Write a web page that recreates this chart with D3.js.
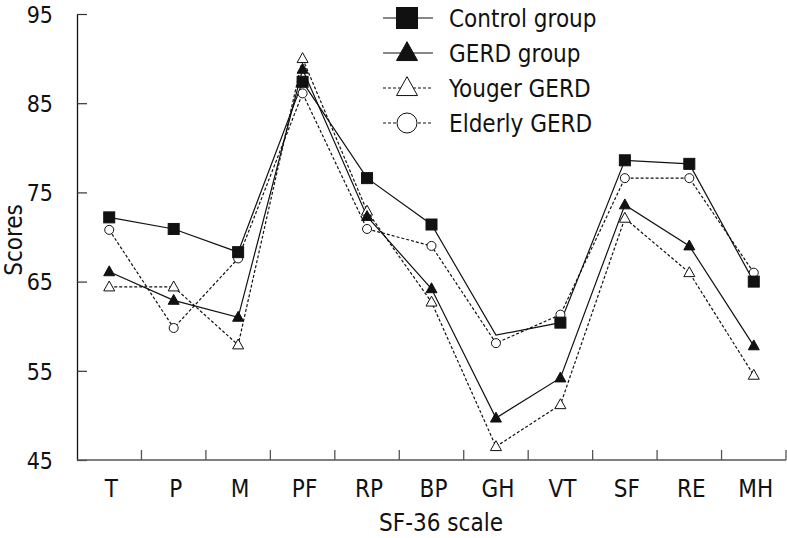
<!DOCTYPE html>
<html>
<head>
<meta charset="utf-8">
<script src="https://cdn.jsdelivr.net/npm/d3@7"></script>
<style>
  html, body { margin: 0; padding: 0; background: #fff; }
  svg { display: block; }
  text { font-family: "DejaVu Sans Condensed", "DejaVu Sans", sans-serif; font-stretch: condensed; fill: #111; }
</style>
</head>
<body>
<svg id="chart" width="787" height="538"></svg>
<script>
const categories = ["T", "P", "M", "PF", "RP", "BP", "GH", "VT", "SF", "RE", "MH"];
const controlGroup = [72.2, 70.9, 68.3, 87.4, 76.6, 71.4, 59.0, 60.4, 78.6, 78.2, 65.0];
const gerdGroup    = [66.1, 62.9, 61.0, 88.8, 72.3, 64.2, 49.7, 54.2, 73.6, 69.0, 57.8];
const youngerGerd  = [64.4, 64.4, 57.9, 90.0, 72.9, 62.7, 46.5, 51.2, 72.1, 66.0, 54.5];
const elderlyGerd  = [70.8, 59.8, 67.6, 86.1, 70.9, 69.0, 58.1, 61.3, 76.6, 76.6, 66.0];
const seriesNames  = ["Control group", "GERD group", "Youger GERD", "Elderly GERD"];
const controlHiddenMarkers = ["GH"];
const yTicks = [45, 55, 65, 75, 85, 95];

const svg = d3.select("#chart");
const x = d3.scaleBand().domain(categories).range([77, 786]).padding(0);
const y = d3.scaleLinear().domain([45, 95]).range([460, 14]);

const series = [
  { name: seriesNames[0], values: controlGroup, dash: null, marker: "square", fill: "#111", hide: controlHiddenMarkers },
  { name: seriesNames[1], values: gerdGroup, dash: null, marker: "triangle", fill: "#111", hide: [] },
  { name: seriesNames[2], values: youngerGerd, dash: "3,2", marker: "triangle", fill: "#fff", hide: [] },
  { name: seriesNames[3], values: elderlyGerd, dash: "3,2", marker: "circle", fill: "#fff", hide: [] }
];

// Axes
const yAxis = d3.axisLeft(y).tickValues(yTicks).tickSize(-10).tickPadding(24).tickSizeOuter(0);
const yG = svg.append("g").attr("transform", "translate(77,0)").call(yAxis);
yG.select(".domain").attr("stroke", "#111").attr("stroke-width", 1.3);
yG.selectAll(".tick line").attr("stroke", "#333").attr("stroke-width", 1.2);
yG.selectAll(".tick text").attr("font-size", 23).attr("fill", "#111").attr("dy", "0.36em")
  .style("font-family", '"DejaVu Sans Condensed", "DejaVu Sans", sans-serif');

const xG = svg.append("g");
xG.append("line").attr("x1", x.range()[0]).attr("x2", x.range()[1]).attr("y1", y(45)).attr("y2", y(45))
  .attr("stroke", "#555").attr("stroke-width", 1.5);
xG.selectAll("line.tk").data(categories).enter().append("line").attr("class", "tk")
  .attr("x1", d => x(d) + x.bandwidth()).attr("x2", d => x(d) + x.bandwidth())
  .attr("y1", y(45)).attr("y2", y(45) - 10).attr("stroke", "#555").attr("stroke-width", 1.3);
xG.selectAll("text").data(categories).enter().append("text")
  .attr("x", d => x(d) + x.bandwidth() / 2 + 2).attr("y", 497)
  .attr("text-anchor", "middle").attr("font-size", 24).text(d => d);

svg.append("text").attr("x", 441).attr("y", 531).attr("text-anchor", "middle").attr("font-size", 24).text("SF-36 scale");
svg.append("text").attr("transform", "translate(22,240) rotate(-90)").attr("text-anchor", "middle").attr("font-size", 24).text("Scores");

function drawMarker(g, type, cx, cy, s, fill) {
  if (type === "square") {
    g.append("rect").attr("x", cx - s / 2).attr("y", cy - s / 2).attr("width", s).attr("height", s)
      .attr("fill", fill).attr("stroke", "#111").attr("stroke-width", 1);
  } else if (type === "triangle") {
    const h = s * 0.9;
    g.append("path").attr("d", `M${cx},${cy - h * 0.6} L${cx + s / 2},${cy + h * 0.4} L${cx - s / 2},${cy + h * 0.4} Z`)
      .attr("fill", fill).attr("stroke", "#111").attr("stroke-width", 1);
  } else {
    g.append("circle").attr("cx", cx).attr("cy", cy).attr("r", s / 2)
      .attr("fill", fill).attr("stroke", "#111").attr("stroke-width", 1);
  }
}

const line = d3.line().x((d, i) => x(categories[i]) + x.bandwidth() / 2).y(d => y(d));
const plot = svg.append("g");
series.slice().reverse().forEach(s => {
  plot.append("path").attr("d", line(s.values)).attr("fill", "none").attr("stroke", "#111")
    .attr("stroke-width", 1.2).attr("stroke-dasharray", s.dash);
});
series.slice().reverse().forEach(s => {
  const g = plot.append("g");
  s.values.forEach((v, i) => {
    if (s.hide.includes(categories[i])) return;
    const size = s.marker === "circle" ? 9 : 11;
    drawMarker(g, s.marker, x(categories[i]) + x.bandwidth() / 2, y(v), size, s.fill);
  });
});

// Legend
const legend = svg.append("g");
series.forEach((s, i) => {
  const cy = 18 + i * 35;
  legend.append("line").attr("x1", 383).attr("x2", 433).attr("y1", cy).attr("y2", cy)
    .attr("stroke", "#111").attr("stroke-width", 1.2).attr("stroke-dasharray", s.dash);
  drawMarker(legend, s.marker, 407, cy, s.marker === "circle" ? 20 : 21, s.fill);
  legend.append("text").attr("x", 449).attr("y", cy + 9).attr("font-size", 24).text(s.name);
});
</script>
</body>
</html>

········

◆ Description of the task
Transcribe exactly, with no pictures, the lines running from the first line of the material through the line holding "const y = d3.scaleLinear().domain([45, 95]).range([460, 14]);".

◆ The response
Write a web page that recreates this chart with D3.js.
<!DOCTYPE html>
<html>
<head>
<meta charset="utf-8">
<script src="https://cdn.jsdelivr.net/npm/d3@7"></script>
<style>
  html, body { margin: 0; padding: 0; background: #fff; }
  svg { display: block; }
  text { font-family: "DejaVu Sans Condensed", "DejaVu Sans", sans-serif; font-stretch: condensed; fill: #111; }
</style>
</head>
<body>
<svg id="chart" width="787" height="538"></svg>
<script>
const categories = ["T", "P", "M", "PF", "RP", "BP", "GH", "VT", "SF", "RE", "MH"];
const controlGroup = [72.2, 70.9, 68.3, 87.4, 76.6, 71.4, 59.0, 60.4, 78.6, 78.2, 65.0];
const gerdGroup    = [66.1, 62.9, 61.0, 88.8, 72.3, 64.2, 49.7, 54.2, 73.6, 69.0, 57.8];
const youngerGerd  = [64.4, 64.4, 57.9, 90.0, 72.9, 62.7, 46.5, 51.2, 72.1, 66.0, 54.5];
const elderlyGerd  = [70.8, 59.8, 67.6, 86.1, 70.9, 69.0, 58.1, 61.3, 76.6, 76.6, 66.0];
const seriesNames  = ["Control group", "GERD group", "Youger GERD", "Elderly GERD"];
const controlHiddenMarkers = ["GH"];
const yTicks = [45, 55, 65, 75, 85, 95];

const svg = d3.select("#chart");
const x = d3.scaleBand().domain(categories).range([77, 786]).padding(0);
const y = d3.scaleLinear().domain([45, 95]).range([460, 14]);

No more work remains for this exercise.